İnsanımızın bütün algı oyunlarına rağmen bugüne kadarki siyasi tercihlerinde toplumsal istek ve ihtiyaçları en anlamlı şekilde sandığa yansıttığını biliyoruz. Ancak sistem değişikliğinin getirdiği kritik bir dönemeçte olduğumuz unutulmamalıdır. Diğer yandan muhalif olmanın alışkanlık haline getirdiği öç alma, öfke, hesap sorma ve yıkım odaklı siyaset dilinin, arzu edilen coşkuyu oluşturmadığı gibi seçmeni, aradığı huzurdan uzaklaştırdığı da bilinmektedir. Zira seçmen, umudu, huzuru ve istikrarı, öfkenin değil, hoşgörü ve sevginin hâkim olduğu dili yakalamak ister. Çünkü siyasilerin öfke dili, seçmenin ilgisizliğine, miyopluğuna ve küskünlüğüne neden olur.
Neyi İstemiyoruz?
Mademki her seçim neyi istemediğimizi haykırmaktır aynı zamanda o halde şahsımızdan önce Türkiye için neyi istemediğimize kafa yormak zorundayız. Peki, biz neyi istemiyoruz bu toplum için?
Şartlar ne olursa olsun devletimizin, içeride ya da dışarıda bağımlı olmasını istemiyoruz. Ülkemizin, üçüncü sınıf olmasını, yıllardır sahnelenen benzer oyunlarla bölünme planlarına maruz kalmasını istemiyoruz. Eğitimde, sağlıkta, savunma sanayiinde ve özellikle bilim ve teknolojide sınıfta kalmayı, çocuk ve gençlerimizin kafalarının dışıyla uğraşmayı ve arka planlarımızı kavga ve çekişme konusu yapmayı artık istemiyoruz. Bu toplumu bu toplum yapan milli ve manevi değerlerden, muasır toplum hedefinden ve bilimsel anlayıştan uzaklaşmak istemiyoruz.

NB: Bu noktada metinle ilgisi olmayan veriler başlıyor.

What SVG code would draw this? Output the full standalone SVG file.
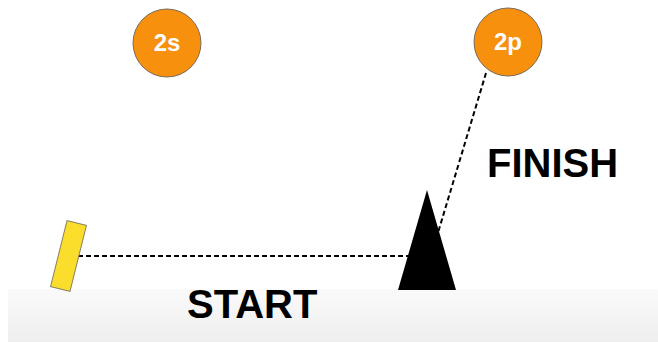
<svg xmlns="http://www.w3.org/2000/svg" width="658" height="342" viewBox="0 0 658 342">
<defs>
<linearGradient id="ground" x1="0" y1="0" x2="0" y2="1">
<stop offset="0" stop-color="#fafafa"/>
<stop offset="1" stop-color="#eeeeee"/>
</linearGradient>
</defs>
<style>
.conn{fill:none;stroke:#000;stroke-width:2;stroke-dasharray:5 3}
.badge{fill:#f7900c;stroke:#7a6a5a;stroke-width:1}
.badge-t{font-family:"Liberation Sans",Arial,sans-serif;font-weight:bold;font-size:24px;fill:#fff;text-anchor:middle}
.big{font-family:"Liberation Sans",Arial,sans-serif;font-weight:bold;font-size:40px;fill:#000}
</style>
<rect width="658" height="342" fill="#fff"/>
<rect id="ground-band" x="8" y="289" width="650" height="53" fill="url(#ground)"/>
<g id="connectors">
<line class="conn" x1="486" y1="73" x2="437" y2="236"/>
<line class="conn" x1="78" y1="256" x2="412" y2="256"/>
</g>
<g id="node-2s">
<circle class="badge" cx="167" cy="43" r="34"/>
<text class="badge-t" x="167" y="51">2s</text>
</g>
<g id="node-2p">
<circle class="badge" cx="508" cy="42" r="34"/>
<text class="badge-t" x="508" y="50">2p</text>
</g>
<g id="node-start-marker">
<rect x="-10" y="-34" width="20" height="68" fill="#fbdd2c" stroke="#8b8060" stroke-width="1" transform="translate(68.5 256) rotate(14)"/>
</g>
<g id="node-cone">
<polygon points="427,190 456,290 398,290" fill="#000"/>
</g>
<g id="label-finish">
<text class="big" x="487" y="177">FINISH</text>
</g>
<g id="label-start">
<text class="big" x="187" y="318">START</text>
</g>
</svg>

Dolayısıyla ülke adına yapacağımız tercih, kendi iç yolculuğumuzun da sandığa yansımış hali olacaktır. Toplumun hücreleri olarak neyin peşinde olduğumuz ve neye talip olduğumuzu da tercih etmiş olacağız. Bunun için seçim sürecinde bu toplumun paydaşları olarak kendimizi gözden geçirmemiz çok önemlidir. Kişisel isteğimiz ile toplumun gerçekleri aynı karede buluşmuyorsa toplumun beklentilerini öne çıkarmak mecburiyetindeyiz.
Küresel ağların yaydığı insani aşınmanın dalga gücünün, bizim toplumumuzu da etkisi altına almaya başladığını görüyoruz. Onun da bir sahibi olduğunu unutarak ayaklarını kesip ölüme terk ettiğimiz yavru köpek, bir yerlerde hata yaptığımızın güncel örneklerinden sadece bir tanesi değil midir?

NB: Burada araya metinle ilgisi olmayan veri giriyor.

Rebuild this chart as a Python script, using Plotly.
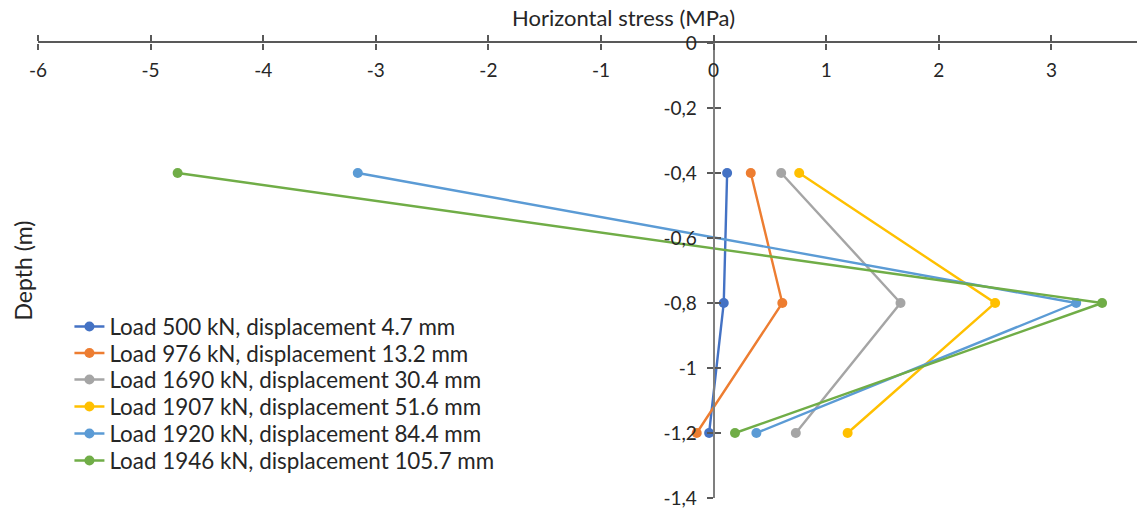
import plotly.graph_objects as go

depth = [-0.4, -0.8, -1.2]
series_names = [
    "Load 500 kN, displacement 4.7 mm",
    "Load 976 kN, displacement 13.2 mm",
    "Load 1690 kN, displacement 30.4 mm",
    "Load 1907 kN, displacement 51.6 mm",
    "Load 1920 kN, displacement 84.4 mm",
    "Load 1946 kN, displacement 105.7 mm",
]
stress_500 = [0.12, 0.09, -0.04]
stress_976 = [0.33, 0.61, -0.15]
stress_1690 = [0.60, 1.66, 0.73]
stress_1907 = [0.76, 2.50, 1.19]
stress_1920 = [-3.16, 3.22, 0.38]
stress_1946 = [-4.76, 3.45, 0.19]
colors = ["#4472C4", "#ED7D31", "#A5A5A5", "#FFC000", "#5B9BD5", "#70AD47"]

x_ticks = [-6, -5, -4, -3, -2, -1, 0, 1, 2, 3]
x_ticktext = ["-6", "-5", "-4", "-3", "-2", "-1", "0", "1", "2", "3"]
y_ticks = [0, -0.2, -0.4, -0.6, -0.8, -1.0, -1.2, -1.4]
y_ticktext = ["0", "-0,2", "-0,4", "-0,6", "-0,8", "-1", "-1,2", "-1,4"]
x_range = [-6, 3.76]
y_range = [-1.4, 0]

all_series = [stress_500, stress_976, stress_1690, stress_1907, stress_1920, stress_1946]

# layout geometry (pixels)
W, H = 1137, 514
ML, MR, MT, MB = 38, 0, 43, 16
plot_h = H - MT - MB
legend_rows_px = [327, 353.5, 380, 407, 434, 461]
legend_x = 0.0286

FONT = "Lato, Open Sans, sans-serif"
axis_col = "#7F7F7F"
tick_col = "#595959"
font_col = "#262626"

fig = go.Figure()
legend_layout = {}
for i, (name, vals, col) in enumerate(zip(series_names, all_series, colors)):
    lname = "legend" if i == 0 else f"legend{i + 1}"
    fig.add_trace(go.Scatter(
        x=vals, y=depth, name=name, mode="lines+markers",
        line=dict(color=col, width=2.4),
        marker=dict(color=col, size=10),
        xaxis="x", yaxis="y", legend=lname,
    ))
    legend_layout[lname] = dict(
        x=legend_x, y=(H - MB - legend_rows_px[i]) / plot_h,
        xanchor="left", yanchor="middle",
        bgcolor="rgba(0,0,0,0)", font=dict(size=22.4, color=font_col, family=FONT),
        itemwidth=30,
    )
# invisible helper trace for the overlay axes (crossing ticks)
fig.add_trace(go.Scatter(x=[0], y=[0], mode="markers", marker=dict(opacity=0),
                         showlegend=False, hoverinfo="skip", xaxis="x2", yaxis="y2"))

ypos = (0 - x_range[0]) / (x_range[1] - x_range[0])

fig.update_layout(
    width=W, height=H,
    margin=dict(l=ML, r=MR, t=MT, b=MB, autoexpand=False),
    paper_bgcolor="white", plot_bgcolor="white",
    font=dict(family=FONT, size=18, color=font_col),
    showlegend=True,
    xaxis=dict(range=x_range, side="top", showgrid=False, zeroline=False,
               showline=True, linecolor=tick_col, linewidth=1.5,
               ticks="outside", ticklen=6, tickwidth=1.5, tickcolor=tick_col,
               tickvals=x_ticks, showticklabels=False, anchor="y", automargin=False),
    xaxis2=dict(range=x_range, side="bottom", overlaying="x", anchor="free", position=1,
                showgrid=False, zeroline=False, showline=False,
                ticks="outside", ticklen=6, tickwidth=1.5, tickcolor=tick_col,
                tickvals=x_ticks, ticktext=x_ticktext, ticklabelstandoff=4,
                tickfont=dict(size=19, color=font_col), automargin=False),
    yaxis=dict(range=y_range, showgrid=False, zeroline=False,
               showline=True, linecolor=axis_col, linewidth=2,
               ticks="outside", ticklen=6, tickwidth=1.5, tickcolor=tick_col,
               tickvals=y_ticks, ticktext=y_ticktext, ticklabelstandoff=6,
               tickfont=dict(size=19, color=font_col),
               anchor="free", position=ypos, automargin=False),
    yaxis2=dict(range=y_range, overlaying="y", showgrid=False, zeroline=False,
                showline=False, ticks="inside", ticklen=6, tickwidth=1.5, tickcolor=tick_col,
                tickvals=y_ticks, showticklabels=False,
                anchor="free", position=ypos, automargin=False),
    **legend_layout,
)

fig.add_annotation(text="Horizontal stress (MPa)", xref="paper", yref="paper",
                   x=(623 - ML) / (W - ML - MR), xanchor="center", y=1, yanchor="bottom",
                   yshift=10, showarrow=False,
                   font=dict(size=22, color=font_col, family=FONT))
fig.add_annotation(text="Depth (m)", xref="paper", yref="paper",
                   x=(22 - ML) / (W - ML - MR), xanchor="center", y=0.5, yanchor="middle",
                   textangle=-90, showarrow=False,
                   font=dict(size=23, color=font_col, family=FONT))

fig.write_html("out.html", config={"displayModeBar": False},
               post_script="document.body.style.margin='0';")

Unutulmamalıdır ki bireyler gibi toplumların da kaderi vardır. Elbette birey ve toplumların çalışma ve çabaları, kaderi Yazan’ın malumudur ve dinamik bir süreç olan kaderimiz, çabalarımızdan etkilenmektedir. Bütün şeylerin iç içe olduğu varlıklar dünyasında sebepsizlik ve gelişi güzellik yoktur. Muazzam bir sistem bütünlüğü içinde her şey, her an olma halindedir. Bizler, sahip olduğumuz sınırlı bilgilerimiz ve tercihlerimizle kendi yolumuzun ve yolculuğumuzun inşasına katkıda bulunabiliriz.